The team utilized a pair of fine-tipped, self-closing tweezers, a digital camera and a force gauge to measure how much force was required to break the protein-based glue secreted by the mussels. The mussels were collected from the wild and placed on glass, PVC and PDMS substrates to reattach.

Quagga mussels reportedly showed a significantly lower attachment rate on PDMS compared to glass and PVC, while the zebra mussels showed a consistent attachment rate across all three substrates.

Research found that overall the mussels adhered more strongly to glass than they did to plastics. According to the University of Toronto, researchers expected this since glass is inorganic and hydrophilic, similar to the rocks that the mussels use as substrates in nature, while PDMS repels water and is often coated on boat hulls to prevent biofouling.
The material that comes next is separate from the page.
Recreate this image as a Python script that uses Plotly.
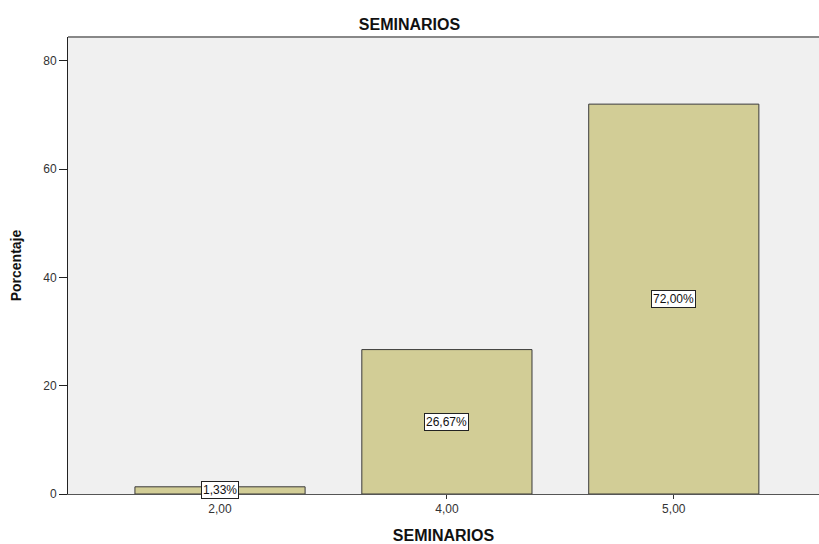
import plotly.graph_objects as go

categories = ["2,00", "4,00", "5,00"]
percentages = [1.33, 26.67, 72.00]
value_labels = ["1,33%", "26,67%", "72,00%"]
y_tick_values = [0, 20, 40, 60, 80]

bar_color = "#D2CD96"
font_family = "Liberation Sans, Arial, sans-serif"

fig = go.Figure()
fig.add_trace(go.Bar(
    x=categories,
    y=percentages,
    width=0.75,
    marker=dict(color=bar_color, line=dict(color="#3a3a3a", width=1)),
    hoverinfo="skip",
))

for cat, val, lab in zip(categories, percentages, value_labels):
    fig.add_annotation(
        x=cat, y=val / 2, text=lab, showarrow=False,
        font=dict(family=font_family, size=12, color="#111"),
        bgcolor="white", bordercolor="#222", borderwidth=1, borderpad=1,
    )

fig.update_layout(
    width=819, height=544,
    margin=dict(l=68, r=0, t=37, b=50, autoexpand=False),
    paper_bgcolor="white",
    plot_bgcolor="#F0F0F0",
    showlegend=False,
    font=dict(family=font_family, size=12, color="#333"),
    title=dict(text="<b>SEMINARIOS</b>", x=0.5, xanchor="center",
               y=1 - 24 / 544, yanchor="middle", yref="container", automargin=False,
               font=dict(family=font_family, size=16, color="#111")),
    xaxis=dict(
        type="category", range=[-0.67, 2.64], automargin=False,
        showline=True, linecolor="#555", linewidth=1,
        ticks="outside", ticklen=4, tickcolor="#333",
        showgrid=False, zeroline=False,
        title=dict(text="<b>SEMINARIOS</b>", font=dict(family=font_family, size=16, color="#111"), standoff=16),
        tickfont=dict(family=font_family, size=12, color="#333"),
    ),
    yaxis=dict(
        range=[0, 84.4], tickvals=y_tick_values, automargin=False,
        showline=True, linecolor="#222", linewidth=1,
        ticks="outside", ticklen=8, tickcolor="#222",
        showgrid=False, zeroline=False,
        title=dict(text="<b>Porcentaje</b>", font=dict(family=font_family, size=14, color="#111"), standoff=18),
        tickfont=dict(family=font_family, size=12, color="#333"),
    ),
)

fig.add_shape(type="line", xref="paper", yref="paper", x0=0, x1=1, y0=1, y1=1,
              line=dict(color="#888", width=2))

fig.write_html("out.html", config={"displayModeBar": False},
               post_script="document.body.style.margin='0px';")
In February, researchers in China reportedly developed a new superhydrophobic coating that provides several beneficial properties, including the ability to self-clean and prevent corrosion. Inspired by Calliteara pudibunda, a highly elastic type of bristle worm, the polyphenylene sulfide (PSS) composite coating is created by combining expandable graphite and elastic fluororubber. 

Wanting to create a superhydrophobic coating that would adhere to rough structures and provide chemical durability, the research team synthesized hydrophobic nanoparticles using the sol-gel method with modified perfluorodecyltrichlorosilane (PFTS). These particles could reportedly expand to create micro- and nanostructures for superhydrophobicity during the treatment, with a water contact angle of 154±1.2 degrees and sliding angle of 3±0.5 degrees.

Additionally, this combination created repairable microstructures that allow the coating to self-heal. The fluororubber resin acts as an elastic micro-support, to increase the coating’s resistance to bear and repair mechanical damage.

The coating is noted to be suited for outdoor application, as it demonstrated “outstanding” self-cleaning and anti-fouling properties to prevent surface contamination. Researchers say they expect to “open a new avenue to realize the large-scale applications of superhydrophobic coatings in harsh environments” with the development of their coating.

And, in May, researchers from Sandia National Laboratories announced that they have developed an environmentally friendly coating inspired by seashells to protect materials in hostile environments, such as satellites in outer space. The new coating is also inexpensive and lightweight in that it is created from sugar burnt to carbon black and interspersed between layers of silica, which is reportedly the most common material found on Earth.

Because the material is so light, it can be sent into space as a protective layer on satellites since comparatively little material is needed to achieve the same resilience as heavier but less effective shielding. The laboratory reports that thicker shield coatings are durable enough to strengthen the walls of pressurized vessels when added ounces are not an issue.

In addition to its light-weight properties, the new coating is also more cost effective. A beryllium wafer, which is currently used in the Z machine and in protective shielding applications, is reportedly 3,800 times more expensive than the new film.

Sandia reports that both coatings can survive temperatures about 1,000 C (1,832 F), but the new coating is also environmentally friendly. Where beryllium can create toxic conditions in environments that must be cleaned after use, only ethanol is added in the new film’s coating process.

To make the coating strong, Sandia scientists used alternating organic and inorganic layers, which is also a major factor in seashell longevity. Hongyou Fan, Sandia manager and paper author, said the organic sugar layers burnt to carbon black act like a caulk and stop cracks from spreading through the inorganic silica.

It also reportedly provides layers of cushioning to increase its mechanical strength, which was previously reported 20 years ago in another attempt by Sandia to mimic the seashell model. Initial testing varied between a few to 13 layers.